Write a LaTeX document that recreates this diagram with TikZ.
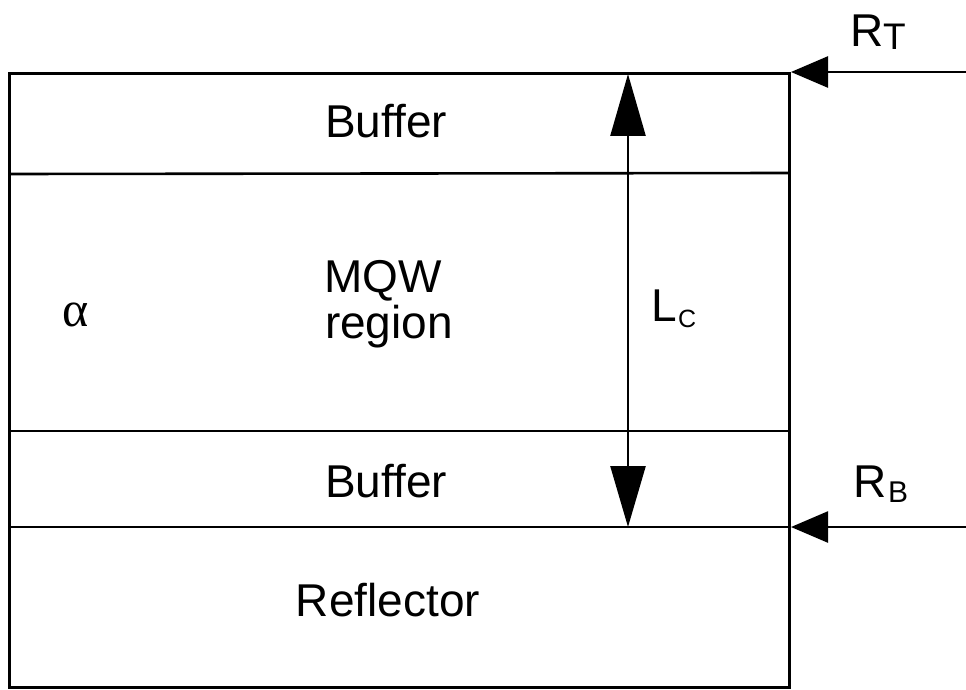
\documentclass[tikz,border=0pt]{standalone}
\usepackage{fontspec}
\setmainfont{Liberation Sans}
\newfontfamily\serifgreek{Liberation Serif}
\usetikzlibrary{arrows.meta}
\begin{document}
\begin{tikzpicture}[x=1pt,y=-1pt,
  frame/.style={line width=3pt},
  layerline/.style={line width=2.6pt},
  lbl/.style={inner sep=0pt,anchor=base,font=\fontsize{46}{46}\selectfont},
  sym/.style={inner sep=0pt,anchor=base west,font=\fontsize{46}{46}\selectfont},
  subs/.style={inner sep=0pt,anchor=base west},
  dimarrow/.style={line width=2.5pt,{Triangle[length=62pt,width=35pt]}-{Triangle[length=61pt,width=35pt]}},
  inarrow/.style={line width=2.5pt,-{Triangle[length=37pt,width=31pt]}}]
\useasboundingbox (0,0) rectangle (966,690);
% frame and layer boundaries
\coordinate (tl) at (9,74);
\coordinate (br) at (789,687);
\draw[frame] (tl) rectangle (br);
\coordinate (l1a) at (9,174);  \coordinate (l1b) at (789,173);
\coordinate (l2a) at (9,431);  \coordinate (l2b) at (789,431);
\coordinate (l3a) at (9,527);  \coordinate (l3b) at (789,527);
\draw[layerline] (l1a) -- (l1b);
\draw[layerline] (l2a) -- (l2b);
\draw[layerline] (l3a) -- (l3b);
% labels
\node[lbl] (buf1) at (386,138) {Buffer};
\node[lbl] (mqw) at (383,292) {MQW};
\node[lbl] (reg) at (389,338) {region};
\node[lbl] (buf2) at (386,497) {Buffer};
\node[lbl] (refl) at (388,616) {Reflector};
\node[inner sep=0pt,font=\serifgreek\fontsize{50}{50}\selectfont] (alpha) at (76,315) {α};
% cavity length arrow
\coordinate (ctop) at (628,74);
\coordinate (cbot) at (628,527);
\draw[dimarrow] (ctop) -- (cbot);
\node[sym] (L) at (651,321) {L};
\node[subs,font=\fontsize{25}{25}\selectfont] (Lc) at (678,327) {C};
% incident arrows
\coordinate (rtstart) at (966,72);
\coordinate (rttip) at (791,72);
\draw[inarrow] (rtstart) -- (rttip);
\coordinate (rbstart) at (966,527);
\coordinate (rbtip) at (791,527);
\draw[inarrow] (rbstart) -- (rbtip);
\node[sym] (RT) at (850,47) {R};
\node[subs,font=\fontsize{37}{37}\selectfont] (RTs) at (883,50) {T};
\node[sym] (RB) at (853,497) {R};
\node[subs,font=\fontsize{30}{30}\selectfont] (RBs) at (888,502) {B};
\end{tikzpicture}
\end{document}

##############################

EXERCISE DIRECTIONS = Reproduce the listing exactly. Leave its pictures out.

RESULT BELOW =
Write a LaTeX document that recreates this diagram with TikZ.
\documentclass[tikz,border=0pt]{standalone}
\usepackage{fontspec}
\setmainfont{Liberation Sans}
\newfontfamily\serifgreek{Liberation Serif}
\usetikzlibrary{arrows.meta}
\begin{document}
\begin{tikzpicture}[x=1pt,y=-1pt,
  frame/.style={line width=3pt},
  layerline/.style={line width=2.6pt},
  lbl/.style={inner sep=0pt,anchor=base,font=\fontsize{46}{46}\selectfont},
  sym/.style={inner sep=0pt,anchor=base west,font=\fontsize{46}{46}\selectfont},
  subs/.style={inner sep=0pt,anchor=base west},
  dimarrow/.style={line width=2.5pt,{Triangle[length=62pt,width=35pt]}-{Triangle[length=61pt,width=35pt]}},
  inarrow/.style={line width=2.5pt,-{Triangle[length=37pt,width=31pt]}}]
\useasboundingbox (0,0) rectangle (966,690);
% frame and layer boundaries
\coordinate (tl) at (9,74);
\coordinate (br) at (789,687);
\draw[frame] (tl) rectangle (br);
\coordinate (l1a) at (9,174);  \coordinate (l1b) at (789,173);
\coordinate (l2a) at (9,431);  \coordinate (l2b) at (789,431);
\coordinate (l3a) at (9,527);  \coordinate (l3b) at (789,527);
\draw[layerline] (l1a) -- (l1b);
\draw[layerline] (l2a) -- (l2b);
\draw[layerline] (l3a) -- (l3b);
% labels
\node[lbl] (buf1) at (386,138) {Buffer};
\node[lbl] (mqw) at (383,292) {MQW};
\node[lbl] (reg) at (389,338) {region};
\node[lbl] (buf2) at (386,497) {Buffer};
\node[lbl] (refl) at (388,616) {Reflector};
\node[inner sep=0pt,font=\serifgreek\fontsize{50}{50}\selectfont] (alpha) at (76,315) {α};
% cavity length arrow
\coordinate (ctop) at (628,74);
\coordinate (cbot) at (628,527);
\draw[dimarrow] (ctop) -- (cbot);
\node[sym] (L) at (651,321) {L};
\node[subs,font=\fontsize{25}{25}\selectfont] (Lc) at (678,327) {C};
% incident arrows
\coordinate (rtstart) at (966,72);
\coordinate (rttip) at (791,72);
\draw[inarrow] (rtstart) -- (rttip);
\coordinate (rbstart) at (966,527);
\coordinate (rbtip) at (791,527);
\draw[inarrow] (rbstart) -- (rbtip);
\node[sym] (RT) at (850,47) {R};
\node[subs,font=\fontsize{37}{37}\selectfont] (RTs) at (883,50) {T};
\node[sym] (RB) at (853,497) {R};
\node[subs,font=\fontsize{30}{30}\selectfont] (RBs) at (888,502) {B};
\end{tikzpicture}
\end{document}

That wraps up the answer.